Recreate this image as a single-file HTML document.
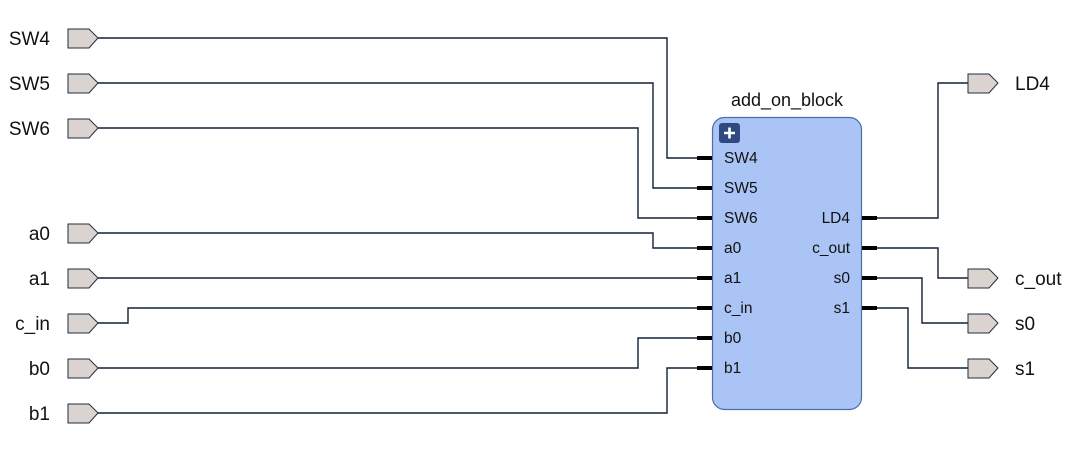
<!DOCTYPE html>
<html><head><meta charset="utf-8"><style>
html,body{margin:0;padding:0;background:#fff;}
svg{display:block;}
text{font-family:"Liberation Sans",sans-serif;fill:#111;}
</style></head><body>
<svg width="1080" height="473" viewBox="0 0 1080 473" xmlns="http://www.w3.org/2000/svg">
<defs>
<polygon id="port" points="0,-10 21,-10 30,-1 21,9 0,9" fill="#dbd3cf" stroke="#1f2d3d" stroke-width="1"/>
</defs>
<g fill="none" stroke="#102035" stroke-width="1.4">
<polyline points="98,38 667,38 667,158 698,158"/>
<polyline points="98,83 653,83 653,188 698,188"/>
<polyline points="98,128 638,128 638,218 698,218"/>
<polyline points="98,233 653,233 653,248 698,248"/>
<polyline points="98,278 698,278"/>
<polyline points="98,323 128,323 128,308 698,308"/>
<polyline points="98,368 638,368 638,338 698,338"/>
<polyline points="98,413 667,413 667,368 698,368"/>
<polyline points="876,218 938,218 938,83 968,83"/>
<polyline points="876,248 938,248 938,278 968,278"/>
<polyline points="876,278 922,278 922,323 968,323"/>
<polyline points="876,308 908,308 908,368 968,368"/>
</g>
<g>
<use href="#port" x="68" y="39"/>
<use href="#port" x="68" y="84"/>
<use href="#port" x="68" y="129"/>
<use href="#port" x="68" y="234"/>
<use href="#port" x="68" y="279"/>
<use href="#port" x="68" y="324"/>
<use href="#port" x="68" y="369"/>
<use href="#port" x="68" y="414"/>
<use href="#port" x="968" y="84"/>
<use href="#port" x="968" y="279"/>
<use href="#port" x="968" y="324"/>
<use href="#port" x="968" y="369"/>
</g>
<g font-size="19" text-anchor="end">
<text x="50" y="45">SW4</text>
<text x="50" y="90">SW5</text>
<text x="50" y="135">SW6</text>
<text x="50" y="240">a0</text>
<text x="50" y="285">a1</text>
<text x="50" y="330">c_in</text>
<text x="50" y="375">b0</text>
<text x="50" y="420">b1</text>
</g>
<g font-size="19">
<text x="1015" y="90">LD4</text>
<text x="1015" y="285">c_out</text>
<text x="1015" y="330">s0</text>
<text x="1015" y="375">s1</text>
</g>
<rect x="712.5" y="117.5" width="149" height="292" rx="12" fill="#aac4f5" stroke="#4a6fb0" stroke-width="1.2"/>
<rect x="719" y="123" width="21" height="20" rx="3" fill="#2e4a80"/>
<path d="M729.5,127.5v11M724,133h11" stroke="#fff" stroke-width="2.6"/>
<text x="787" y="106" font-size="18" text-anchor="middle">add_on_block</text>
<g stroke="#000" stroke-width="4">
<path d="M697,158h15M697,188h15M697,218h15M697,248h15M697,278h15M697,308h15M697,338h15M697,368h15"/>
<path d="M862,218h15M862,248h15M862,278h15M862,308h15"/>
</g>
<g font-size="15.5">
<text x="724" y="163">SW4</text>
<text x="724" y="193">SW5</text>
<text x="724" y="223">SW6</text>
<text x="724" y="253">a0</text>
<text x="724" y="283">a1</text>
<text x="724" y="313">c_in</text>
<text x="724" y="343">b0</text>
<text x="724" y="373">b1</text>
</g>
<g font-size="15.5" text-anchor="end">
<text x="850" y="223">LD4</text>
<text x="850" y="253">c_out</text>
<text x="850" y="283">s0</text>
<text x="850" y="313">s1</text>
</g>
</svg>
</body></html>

□ □ □

▸ Task goal: Pictures in the data above should not be copied; transcribe everything else exactly.

▸ Answer for the task:
Recreate this image as a single-file HTML document.
<!DOCTYPE html>
<html><head><meta charset="utf-8"><style>
html,body{margin:0;padding:0;background:#fff;}
svg{display:block;}
text{font-family:"Liberation Sans",sans-serif;fill:#111;}
</style></head><body>
<svg width="1080" height="473" viewBox="0 0 1080 473" xmlns="http://www.w3.org/2000/svg">
<defs>
<polygon id="port" points="0,-10 21,-10 30,-1 21,9 0,9" fill="#dbd3cf" stroke="#1f2d3d" stroke-width="1"/>
</defs>
<g fill="none" stroke="#102035" stroke-width="1.4">
<polyline points="98,38 667,38 667,158 698,158"/>
<polyline points="98,83 653,83 653,188 698,188"/>
<polyline points="98,128 638,128 638,218 698,218"/>
<polyline points="98,233 653,233 653,248 698,248"/>
<polyline points="98,278 698,278"/>
<polyline points="98,323 128,323 128,308 698,308"/>
<polyline points="98,368 638,368 638,338 698,338"/>
<polyline points="98,413 667,413 667,368 698,368"/>
<polyline points="876,218 938,218 938,83 968,83"/>
<polyline points="876,248 938,248 938,278 968,278"/>
<polyline points="876,278 922,278 922,323 968,323"/>
<polyline points="876,308 908,308 908,368 968,368"/>
</g>
<g>
<use href="#port" x="68" y="39"/>
<use href="#port" x="68" y="84"/>
<use href="#port" x="68" y="129"/>
<use href="#port" x="68" y="234"/>
<use href="#port" x="68" y="279"/>
<use href="#port" x="68" y="324"/>
<use href="#port" x="68" y="369"/>
<use href="#port" x="68" y="414"/>
<use href="#port" x="968" y="84"/>
<use href="#port" x="968" y="279"/>
<use href="#port" x="968" y="324"/>
<use href="#port" x="968" y="369"/>
</g>
<g font-size="19" text-anchor="end">
<text x="50" y="45">SW4</text>
<text x="50" y="90">SW5</text>
<text x="50" y="135">SW6</text>
<text x="50" y="240">a0</text>
<text x="50" y="285">a1</text>
<text x="50" y="330">c_in</text>
<text x="50" y="375">b0</text>
<text x="50" y="420">b1</text>
</g>
<g font-size="19">
<text x="1015" y="90">LD4</text>
<text x="1015" y="285">c_out</text>
<text x="1015" y="330">s0</text>
<text x="1015" y="375">s1</text>
</g>
<rect x="712.5" y="117.5" width="149" height="292" rx="12" fill="#aac4f5" stroke="#4a6fb0" stroke-width="1.2"/>
<rect x="719" y="123" width="21" height="20" rx="3" fill="#2e4a80"/>
<path d="M729.5,127.5v11M724,133h11" stroke="#fff" stroke-width="2.6"/>
<text x="787" y="106" font-size="18" text-anchor="middle">add_on_block</text>
<g stroke="#000" stroke-width="4">
<path d="M697,158h15M697,188h15M697,218h15M697,248h15M697,278h15M697,308h15M697,338h15M697,368h15"/>
<path d="M862,218h15M862,248h15M862,278h15M862,308h15"/>
</g>
<g font-size="15.5">
<text x="724" y="163">SW4</text>
<text x="724" y="193">SW5</text>
<text x="724" y="223">SW6</text>
<text x="724" y="253">a0</text>
<text x="724" y="283">a1</text>
<text x="724" y="313">c_in</text>
<text x="724" y="343">b0</text>
<text x="724" y="373">b1</text>
</g>
<g font-size="15.5" text-anchor="end">
<text x="850" y="223">LD4</text>
<text x="850" y="253">c_out</text>
<text x="850" y="283">s0</text>
<text x="850" y="313">s1</text>
</g>
</svg>
</body></html>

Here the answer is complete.